[REQUIREMENT]: Retype exactly what appears below from the line containing "What seaborn and" down to the line containing "plt.close()", keeping both end lines. Do not include pictures.

[Collected data entries]
▶
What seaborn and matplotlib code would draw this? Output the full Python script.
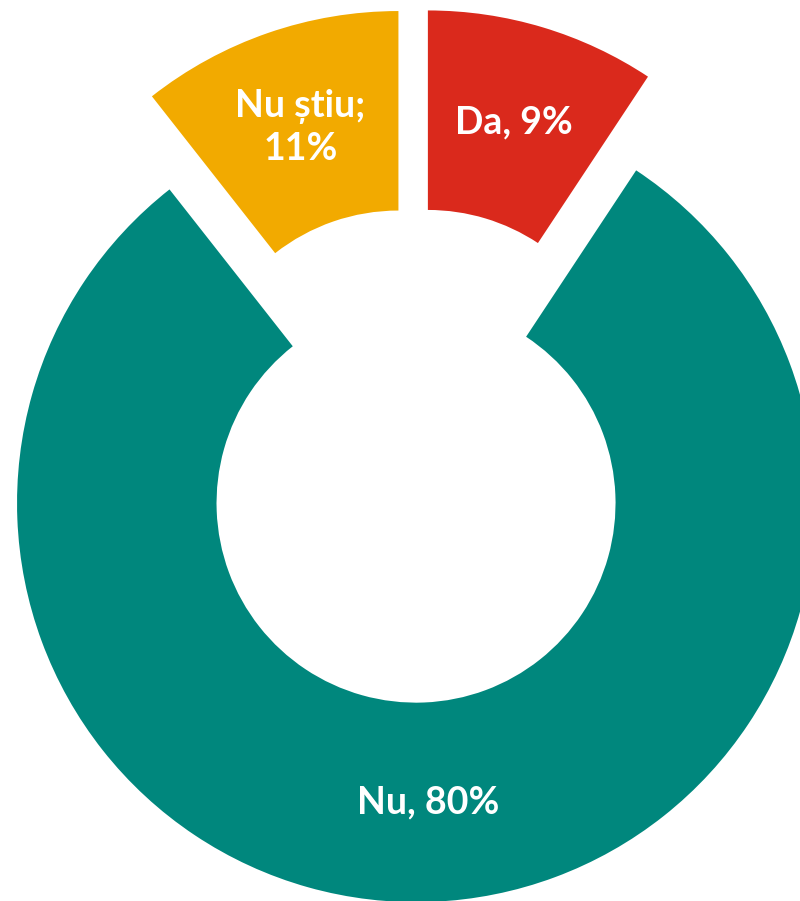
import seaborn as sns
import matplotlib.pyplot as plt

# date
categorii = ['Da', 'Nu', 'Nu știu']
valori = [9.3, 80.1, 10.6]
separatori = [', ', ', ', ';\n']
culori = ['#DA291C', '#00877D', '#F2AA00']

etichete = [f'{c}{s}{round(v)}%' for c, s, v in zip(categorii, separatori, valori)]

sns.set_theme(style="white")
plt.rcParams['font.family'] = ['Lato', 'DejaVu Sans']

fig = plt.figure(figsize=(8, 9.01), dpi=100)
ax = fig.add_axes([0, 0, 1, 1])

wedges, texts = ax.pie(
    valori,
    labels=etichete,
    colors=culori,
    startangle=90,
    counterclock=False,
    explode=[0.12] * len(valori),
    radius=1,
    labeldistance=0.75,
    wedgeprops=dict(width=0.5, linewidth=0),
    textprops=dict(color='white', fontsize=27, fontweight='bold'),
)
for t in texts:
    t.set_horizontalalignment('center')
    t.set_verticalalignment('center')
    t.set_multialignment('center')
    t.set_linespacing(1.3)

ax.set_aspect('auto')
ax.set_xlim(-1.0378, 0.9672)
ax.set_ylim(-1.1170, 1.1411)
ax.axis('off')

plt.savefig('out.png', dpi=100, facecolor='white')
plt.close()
◀
▶
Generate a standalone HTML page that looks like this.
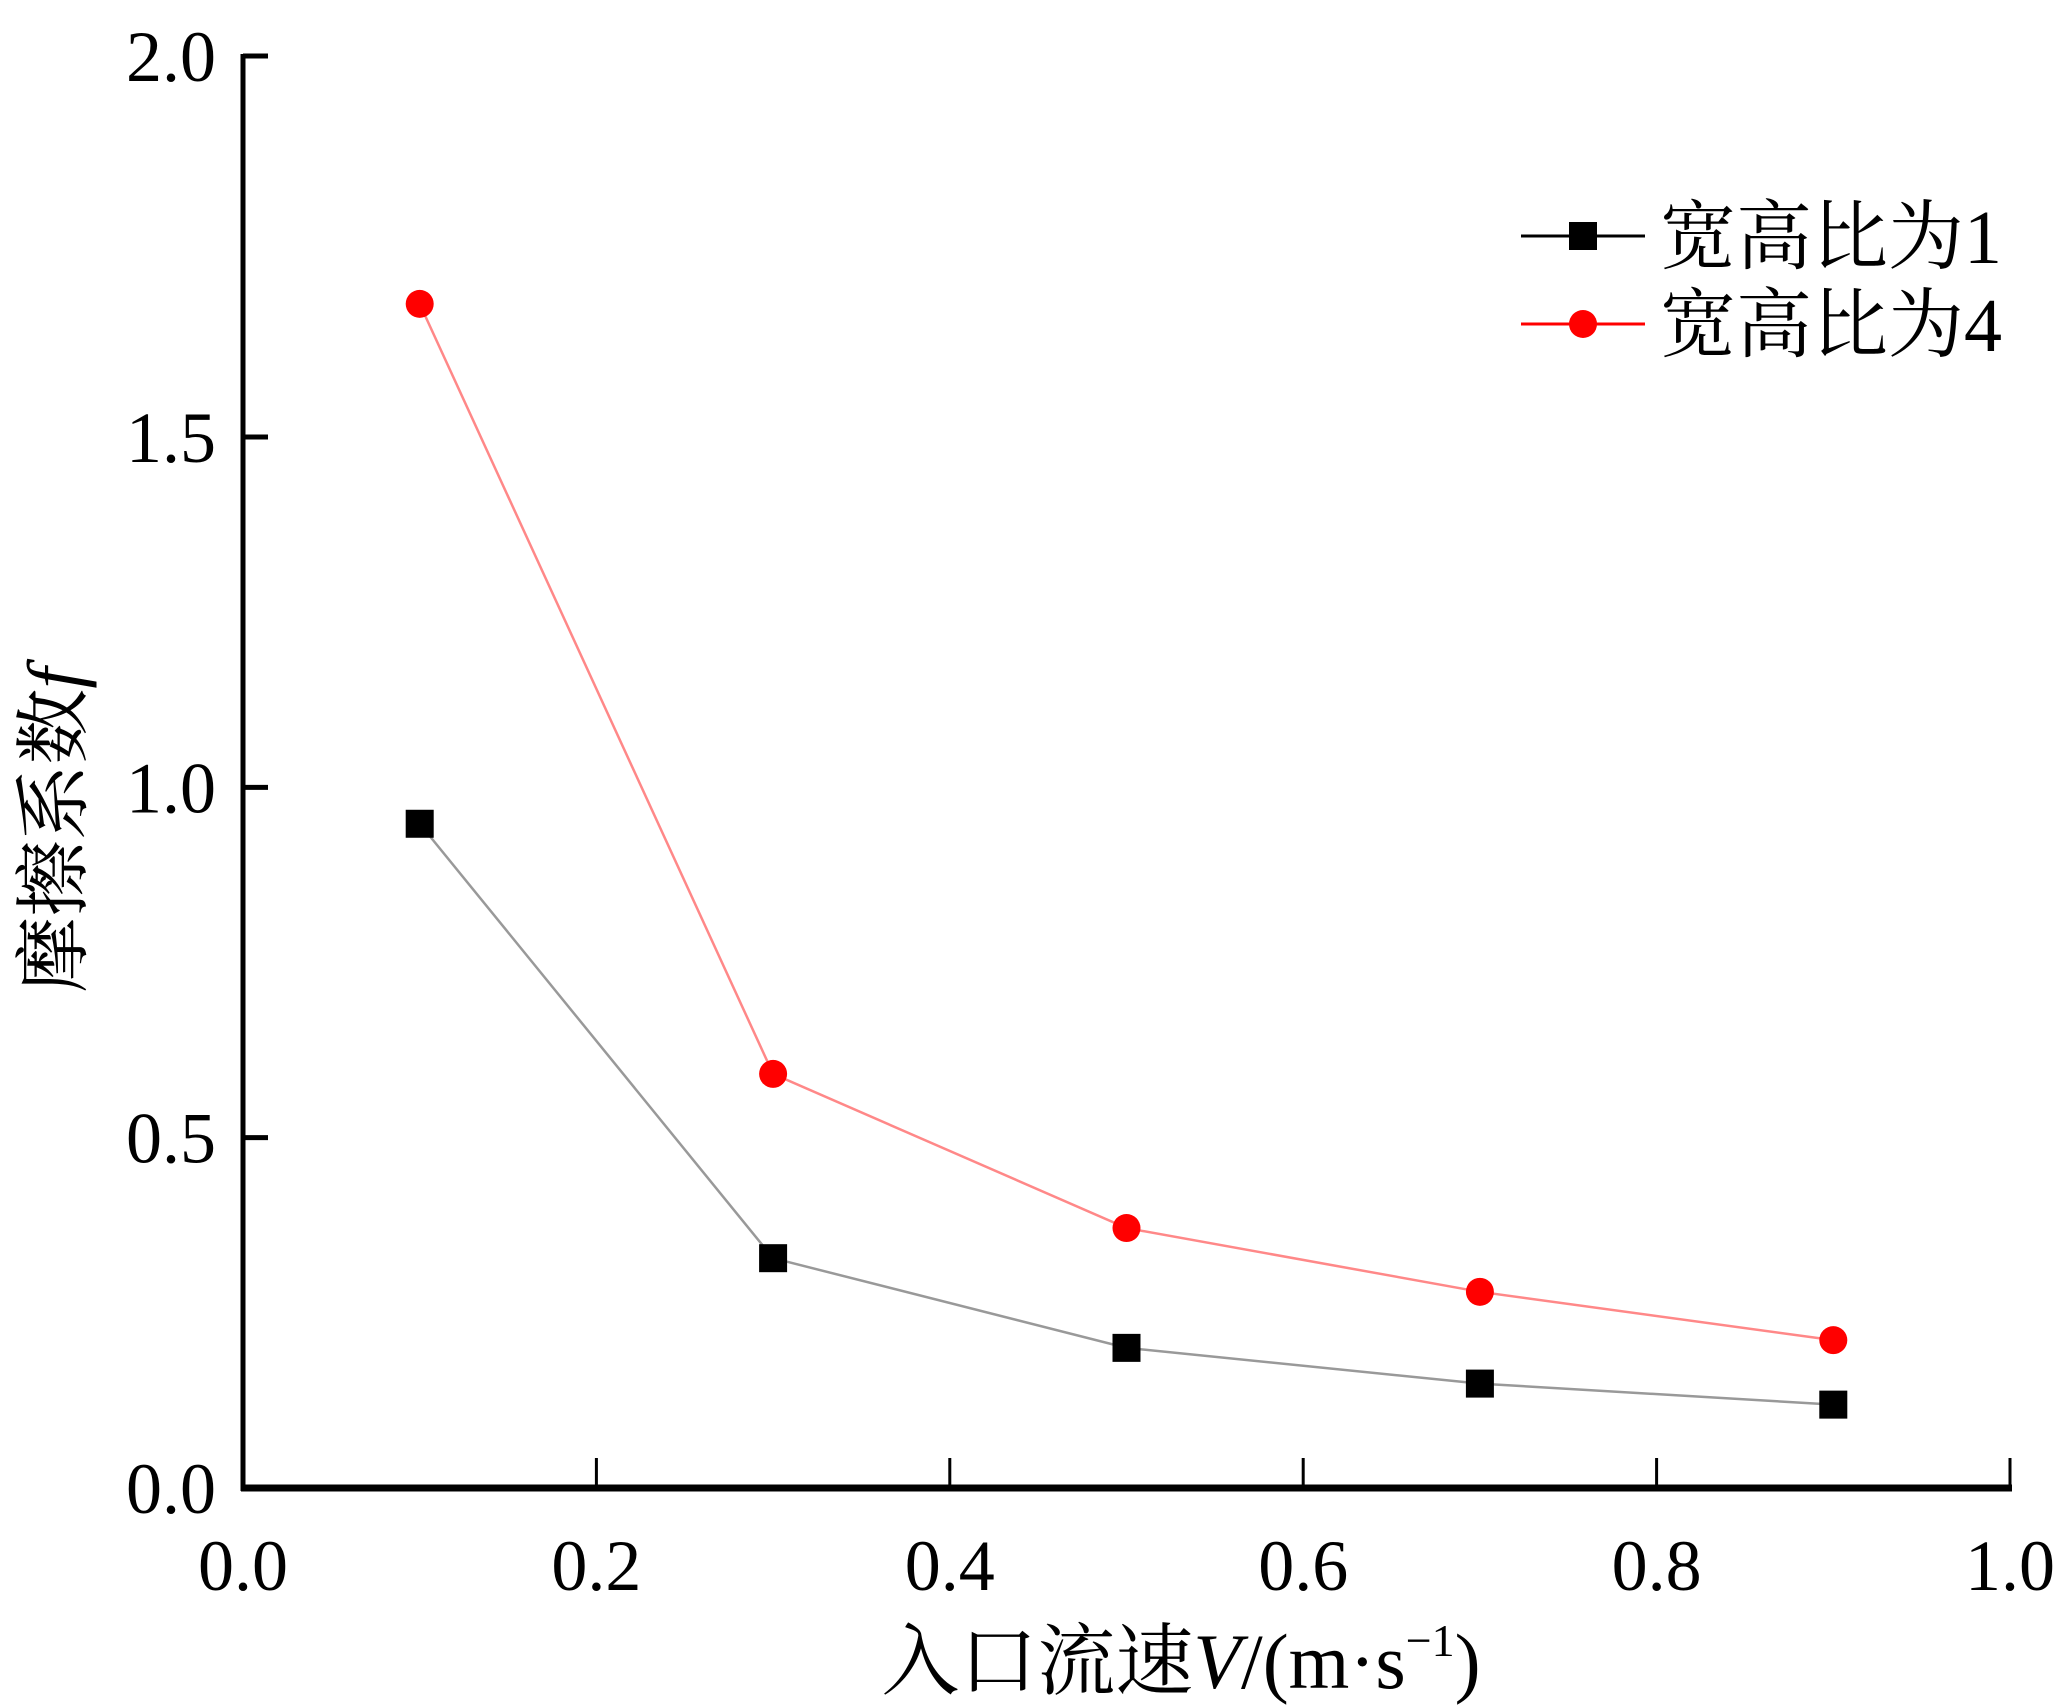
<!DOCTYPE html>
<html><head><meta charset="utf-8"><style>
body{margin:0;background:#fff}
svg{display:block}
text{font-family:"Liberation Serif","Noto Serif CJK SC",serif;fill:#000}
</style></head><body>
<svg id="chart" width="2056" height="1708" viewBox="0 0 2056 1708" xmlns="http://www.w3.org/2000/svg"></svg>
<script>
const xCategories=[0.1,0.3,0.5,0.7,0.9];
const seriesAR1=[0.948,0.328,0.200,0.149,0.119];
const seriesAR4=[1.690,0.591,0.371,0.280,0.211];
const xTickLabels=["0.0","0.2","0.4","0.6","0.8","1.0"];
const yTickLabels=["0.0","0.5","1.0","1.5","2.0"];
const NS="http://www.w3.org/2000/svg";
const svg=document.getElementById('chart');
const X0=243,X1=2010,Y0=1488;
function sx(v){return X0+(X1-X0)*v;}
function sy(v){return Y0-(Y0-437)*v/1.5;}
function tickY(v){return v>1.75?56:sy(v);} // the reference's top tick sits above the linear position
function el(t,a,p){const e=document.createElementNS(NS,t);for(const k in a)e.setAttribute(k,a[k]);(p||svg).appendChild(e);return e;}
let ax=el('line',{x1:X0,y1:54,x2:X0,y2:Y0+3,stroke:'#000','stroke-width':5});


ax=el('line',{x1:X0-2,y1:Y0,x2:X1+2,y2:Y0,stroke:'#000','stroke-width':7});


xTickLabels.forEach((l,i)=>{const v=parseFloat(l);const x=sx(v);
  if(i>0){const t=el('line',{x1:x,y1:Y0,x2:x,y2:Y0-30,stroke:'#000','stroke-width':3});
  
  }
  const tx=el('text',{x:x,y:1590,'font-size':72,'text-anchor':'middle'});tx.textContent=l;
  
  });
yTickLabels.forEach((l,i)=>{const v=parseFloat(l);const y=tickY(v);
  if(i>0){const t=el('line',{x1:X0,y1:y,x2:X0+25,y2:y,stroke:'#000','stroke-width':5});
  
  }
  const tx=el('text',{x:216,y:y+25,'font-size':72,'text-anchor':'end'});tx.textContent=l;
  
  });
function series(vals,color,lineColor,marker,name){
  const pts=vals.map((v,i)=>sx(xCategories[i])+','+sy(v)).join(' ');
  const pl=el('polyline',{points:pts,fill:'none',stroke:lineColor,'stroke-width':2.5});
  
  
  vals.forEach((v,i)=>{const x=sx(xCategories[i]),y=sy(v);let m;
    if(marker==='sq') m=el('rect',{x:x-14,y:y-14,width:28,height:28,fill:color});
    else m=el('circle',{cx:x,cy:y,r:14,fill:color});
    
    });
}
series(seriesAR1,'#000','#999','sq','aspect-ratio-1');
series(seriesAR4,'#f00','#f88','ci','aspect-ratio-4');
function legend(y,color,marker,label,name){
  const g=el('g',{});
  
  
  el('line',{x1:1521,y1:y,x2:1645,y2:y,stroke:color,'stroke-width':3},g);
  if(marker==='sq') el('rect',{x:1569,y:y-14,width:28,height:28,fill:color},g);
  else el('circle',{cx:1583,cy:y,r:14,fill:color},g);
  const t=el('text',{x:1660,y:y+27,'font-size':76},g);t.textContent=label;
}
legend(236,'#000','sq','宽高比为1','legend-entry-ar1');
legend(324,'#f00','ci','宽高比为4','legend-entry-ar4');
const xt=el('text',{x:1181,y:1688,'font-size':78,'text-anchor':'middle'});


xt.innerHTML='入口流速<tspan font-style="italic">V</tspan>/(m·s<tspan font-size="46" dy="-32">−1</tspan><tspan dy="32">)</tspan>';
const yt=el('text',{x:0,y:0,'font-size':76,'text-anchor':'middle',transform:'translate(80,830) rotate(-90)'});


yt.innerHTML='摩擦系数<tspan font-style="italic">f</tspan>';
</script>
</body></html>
◀
▶
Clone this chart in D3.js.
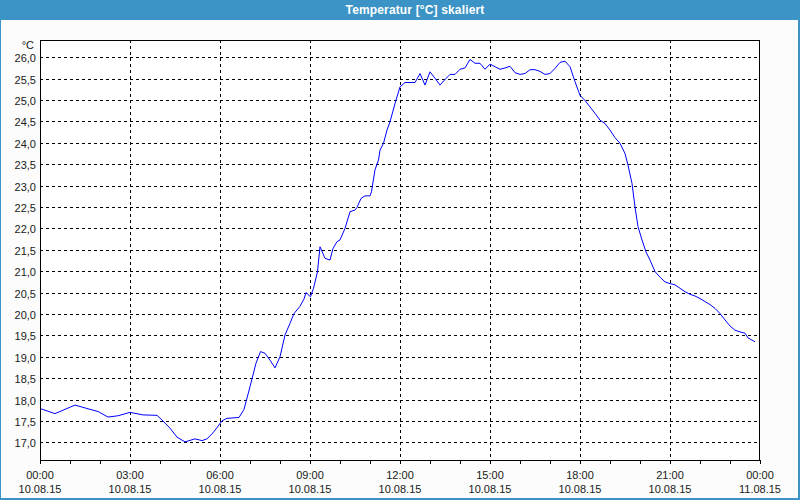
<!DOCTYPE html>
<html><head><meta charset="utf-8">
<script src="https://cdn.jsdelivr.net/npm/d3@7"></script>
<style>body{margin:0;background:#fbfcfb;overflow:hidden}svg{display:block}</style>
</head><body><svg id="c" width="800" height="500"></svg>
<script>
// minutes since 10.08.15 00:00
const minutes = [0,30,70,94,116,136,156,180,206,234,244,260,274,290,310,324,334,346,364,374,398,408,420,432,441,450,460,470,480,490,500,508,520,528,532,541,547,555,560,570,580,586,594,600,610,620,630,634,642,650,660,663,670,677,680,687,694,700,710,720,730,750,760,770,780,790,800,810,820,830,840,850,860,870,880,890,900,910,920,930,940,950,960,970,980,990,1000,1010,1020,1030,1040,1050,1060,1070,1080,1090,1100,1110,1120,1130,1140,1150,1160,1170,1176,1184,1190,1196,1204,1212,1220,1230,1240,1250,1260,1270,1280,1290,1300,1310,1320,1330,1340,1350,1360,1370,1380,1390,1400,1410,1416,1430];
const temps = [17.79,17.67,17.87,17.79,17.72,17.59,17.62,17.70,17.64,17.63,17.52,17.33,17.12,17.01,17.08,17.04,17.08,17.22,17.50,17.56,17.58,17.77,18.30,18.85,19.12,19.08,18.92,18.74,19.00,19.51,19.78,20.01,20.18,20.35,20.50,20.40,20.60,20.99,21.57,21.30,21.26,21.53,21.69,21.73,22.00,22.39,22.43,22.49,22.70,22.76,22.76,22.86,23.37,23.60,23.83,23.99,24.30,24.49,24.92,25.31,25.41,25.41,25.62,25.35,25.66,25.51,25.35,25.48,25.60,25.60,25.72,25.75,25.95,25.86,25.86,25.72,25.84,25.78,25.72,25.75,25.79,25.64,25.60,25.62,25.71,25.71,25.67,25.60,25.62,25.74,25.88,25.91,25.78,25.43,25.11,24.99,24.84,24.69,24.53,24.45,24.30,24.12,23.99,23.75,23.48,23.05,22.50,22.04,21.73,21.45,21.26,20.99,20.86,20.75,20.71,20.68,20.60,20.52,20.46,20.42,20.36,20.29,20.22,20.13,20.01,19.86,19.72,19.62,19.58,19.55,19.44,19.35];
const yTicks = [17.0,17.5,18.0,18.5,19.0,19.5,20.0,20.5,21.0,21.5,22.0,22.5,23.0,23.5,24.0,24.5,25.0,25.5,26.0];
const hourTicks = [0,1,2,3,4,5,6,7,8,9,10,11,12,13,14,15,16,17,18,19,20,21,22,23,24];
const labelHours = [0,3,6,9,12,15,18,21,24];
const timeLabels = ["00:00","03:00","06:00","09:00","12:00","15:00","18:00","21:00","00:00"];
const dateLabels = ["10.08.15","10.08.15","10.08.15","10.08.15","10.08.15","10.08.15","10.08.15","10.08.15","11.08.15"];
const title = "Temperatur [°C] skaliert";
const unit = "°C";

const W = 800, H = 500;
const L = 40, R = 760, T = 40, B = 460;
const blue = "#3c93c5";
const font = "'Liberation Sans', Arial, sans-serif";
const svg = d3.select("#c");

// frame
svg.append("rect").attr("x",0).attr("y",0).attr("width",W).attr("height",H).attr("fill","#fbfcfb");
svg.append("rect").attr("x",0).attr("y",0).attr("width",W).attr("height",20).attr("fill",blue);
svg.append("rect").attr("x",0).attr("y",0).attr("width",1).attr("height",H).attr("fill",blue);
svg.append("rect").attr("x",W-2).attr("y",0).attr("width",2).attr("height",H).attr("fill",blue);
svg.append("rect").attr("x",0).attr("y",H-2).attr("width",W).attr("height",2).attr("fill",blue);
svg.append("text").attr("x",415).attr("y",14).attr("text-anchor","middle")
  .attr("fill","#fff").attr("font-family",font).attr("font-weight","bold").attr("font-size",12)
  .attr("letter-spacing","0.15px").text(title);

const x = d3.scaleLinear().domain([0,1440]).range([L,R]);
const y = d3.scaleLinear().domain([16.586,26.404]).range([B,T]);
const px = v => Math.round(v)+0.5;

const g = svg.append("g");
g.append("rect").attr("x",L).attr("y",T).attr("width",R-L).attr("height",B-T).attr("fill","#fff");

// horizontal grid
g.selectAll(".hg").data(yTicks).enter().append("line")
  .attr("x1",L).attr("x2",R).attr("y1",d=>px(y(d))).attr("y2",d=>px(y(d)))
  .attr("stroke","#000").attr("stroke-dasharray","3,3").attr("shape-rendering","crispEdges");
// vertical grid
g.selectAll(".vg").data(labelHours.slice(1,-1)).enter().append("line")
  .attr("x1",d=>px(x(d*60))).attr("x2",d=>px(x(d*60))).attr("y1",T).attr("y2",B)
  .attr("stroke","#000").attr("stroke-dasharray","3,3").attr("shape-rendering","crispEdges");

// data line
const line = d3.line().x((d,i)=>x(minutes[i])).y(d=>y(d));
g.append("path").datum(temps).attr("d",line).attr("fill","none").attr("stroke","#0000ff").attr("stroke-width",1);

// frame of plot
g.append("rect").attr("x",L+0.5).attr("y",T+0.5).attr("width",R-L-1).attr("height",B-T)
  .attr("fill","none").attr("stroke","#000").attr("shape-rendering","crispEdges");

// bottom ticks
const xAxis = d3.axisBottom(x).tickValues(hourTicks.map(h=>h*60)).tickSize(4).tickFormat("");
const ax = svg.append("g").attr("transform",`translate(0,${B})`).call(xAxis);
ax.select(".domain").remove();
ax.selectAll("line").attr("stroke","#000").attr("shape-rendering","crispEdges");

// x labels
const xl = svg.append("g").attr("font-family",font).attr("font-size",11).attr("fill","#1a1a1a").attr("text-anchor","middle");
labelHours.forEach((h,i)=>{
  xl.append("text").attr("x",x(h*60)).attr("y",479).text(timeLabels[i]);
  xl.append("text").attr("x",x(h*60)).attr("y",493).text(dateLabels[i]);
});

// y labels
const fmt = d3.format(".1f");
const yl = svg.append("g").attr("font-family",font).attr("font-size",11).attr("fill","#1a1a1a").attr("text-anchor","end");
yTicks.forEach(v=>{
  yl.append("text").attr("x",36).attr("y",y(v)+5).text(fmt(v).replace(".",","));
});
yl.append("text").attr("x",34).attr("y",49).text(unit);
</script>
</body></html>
◀
[OUTPUT OF THE TASK]:
What seaborn and matplotlib code would draw this? Output the full Python script.
import seaborn as sns
import matplotlib.pyplot as plt

# date
categorii = ['Da', 'Nu', 'Nu știu']
valori = [9.3, 80.1, 10.6]
separatori = [', ', ', ', ';\n']
culori = ['#DA291C', '#00877D', '#F2AA00']

etichete = [f'{c}{s}{round(v)}%' for c, s, v in zip(categorii, separatori, valori)]

sns.set_theme(style="white")
plt.rcParams['font.family'] = ['Lato', 'DejaVu Sans']

fig = plt.figure(figsize=(8, 9.01), dpi=100)
ax = fig.add_axes([0, 0, 1, 1])

wedges, texts = ax.pie(
    valori,
    labels=etichete,
    colors=culori,
    startangle=90,
    counterclock=False,
    explode=[0.12] * len(valori),
    radius=1,
    labeldistance=0.75,
    wedgeprops=dict(width=0.5, linewidth=0),
    textprops=dict(color='white', fontsize=27, fontweight='bold'),
)
for t in texts:
    t.set_horizontalalignment('center')
    t.set_verticalalignment('center')
    t.set_multialignment('center')
    t.set_linespacing(1.3)

ax.set_aspect('auto')
ax.set_xlim(-1.0378, 0.9672)
ax.set_ylim(-1.1170, 1.1411)
ax.axis('off')

plt.savefig('out.png', dpi=100, facecolor='white')
plt.close()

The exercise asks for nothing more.